***** Information shown *****

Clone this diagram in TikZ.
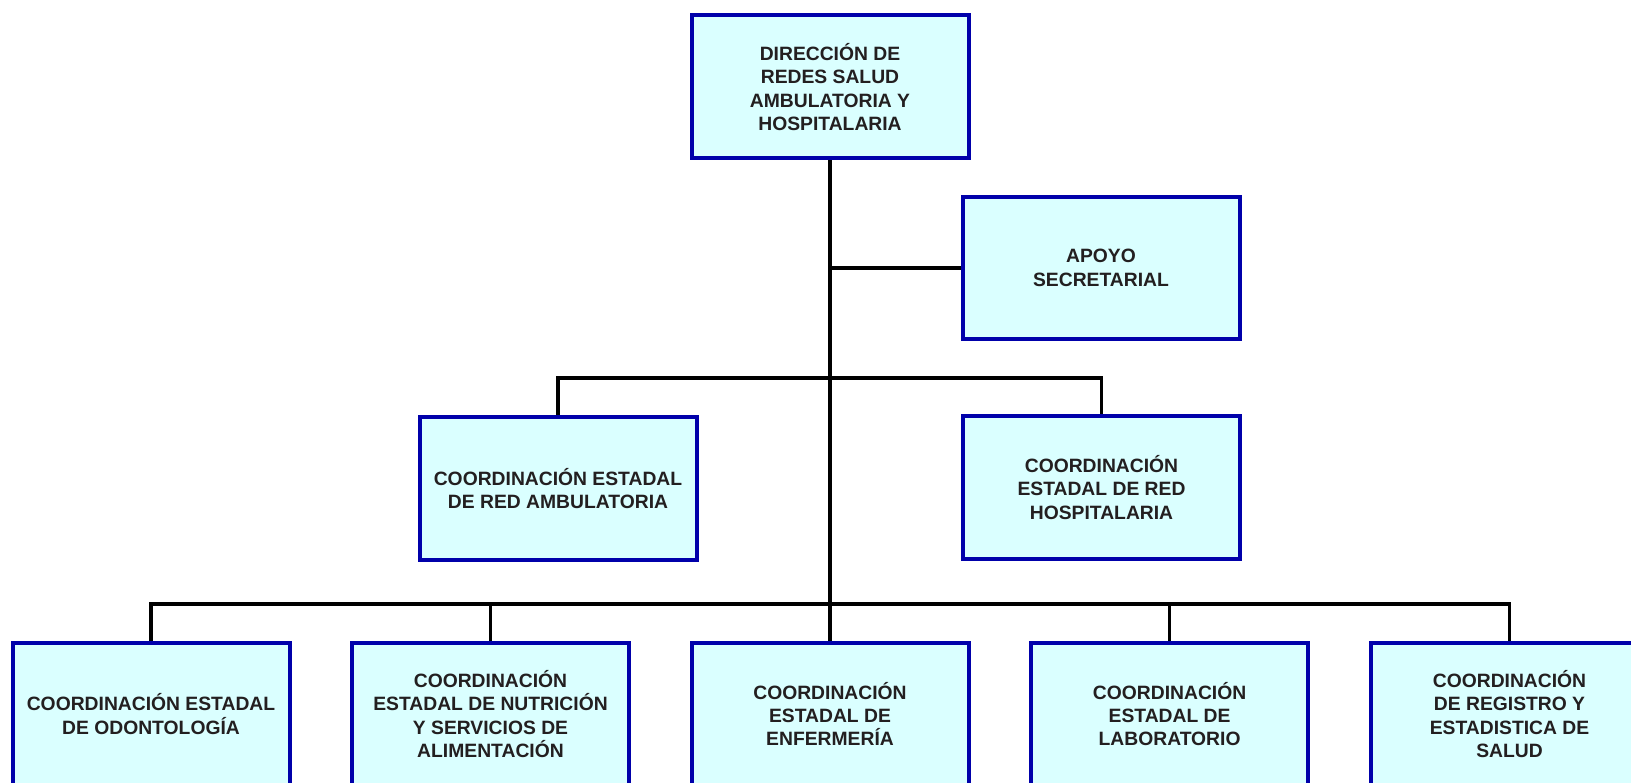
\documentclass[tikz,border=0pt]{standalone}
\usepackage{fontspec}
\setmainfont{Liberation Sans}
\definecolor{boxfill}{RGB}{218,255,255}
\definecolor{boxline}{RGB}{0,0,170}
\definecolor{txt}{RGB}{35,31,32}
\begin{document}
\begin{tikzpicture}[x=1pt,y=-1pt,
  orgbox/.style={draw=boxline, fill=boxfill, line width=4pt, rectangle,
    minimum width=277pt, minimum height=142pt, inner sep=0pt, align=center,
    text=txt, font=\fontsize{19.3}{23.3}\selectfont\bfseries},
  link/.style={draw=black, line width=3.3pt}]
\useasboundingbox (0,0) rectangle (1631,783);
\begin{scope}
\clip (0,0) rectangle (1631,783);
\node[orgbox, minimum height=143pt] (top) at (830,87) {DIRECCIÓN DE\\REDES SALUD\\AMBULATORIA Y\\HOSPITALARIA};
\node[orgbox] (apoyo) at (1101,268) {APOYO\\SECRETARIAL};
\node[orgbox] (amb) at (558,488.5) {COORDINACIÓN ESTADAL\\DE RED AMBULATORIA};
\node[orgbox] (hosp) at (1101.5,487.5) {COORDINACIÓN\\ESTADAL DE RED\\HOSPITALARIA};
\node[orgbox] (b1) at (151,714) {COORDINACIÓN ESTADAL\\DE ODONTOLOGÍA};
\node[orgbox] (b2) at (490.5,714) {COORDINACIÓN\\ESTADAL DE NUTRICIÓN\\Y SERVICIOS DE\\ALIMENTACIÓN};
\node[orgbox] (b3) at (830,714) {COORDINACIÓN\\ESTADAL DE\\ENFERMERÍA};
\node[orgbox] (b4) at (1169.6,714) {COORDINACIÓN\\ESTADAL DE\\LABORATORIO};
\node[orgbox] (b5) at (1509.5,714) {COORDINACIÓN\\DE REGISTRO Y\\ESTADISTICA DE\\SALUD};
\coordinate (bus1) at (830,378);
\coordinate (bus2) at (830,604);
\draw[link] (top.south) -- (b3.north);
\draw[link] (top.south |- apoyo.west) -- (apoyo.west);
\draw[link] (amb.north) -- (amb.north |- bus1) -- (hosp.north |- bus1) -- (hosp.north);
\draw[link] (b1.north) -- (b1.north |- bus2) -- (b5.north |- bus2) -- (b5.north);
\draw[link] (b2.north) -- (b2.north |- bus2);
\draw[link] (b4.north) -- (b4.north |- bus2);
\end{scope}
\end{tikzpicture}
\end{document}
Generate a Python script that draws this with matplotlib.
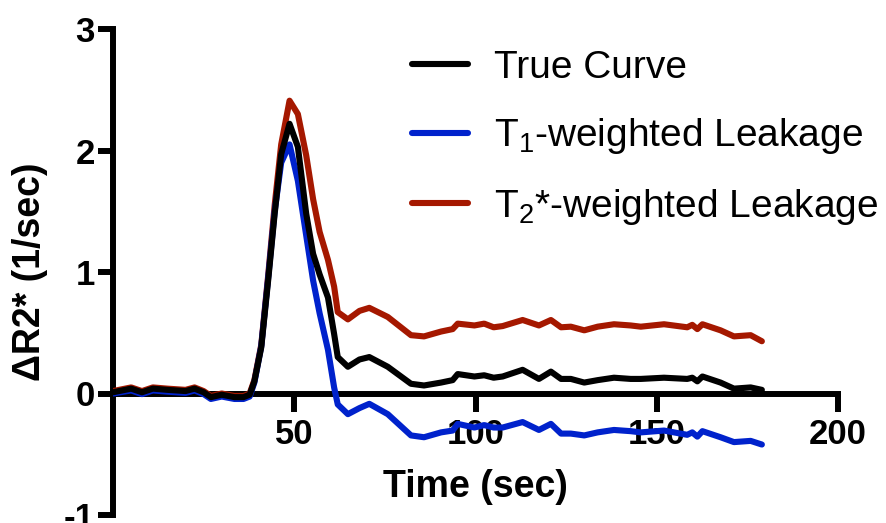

*****

Goal of the exercise |
Check each line of the entries above, and show every one holding the word "this".

Output of the task |
Clone this diagram in TikZ.
Generate a Python script that draws this with matplotlib.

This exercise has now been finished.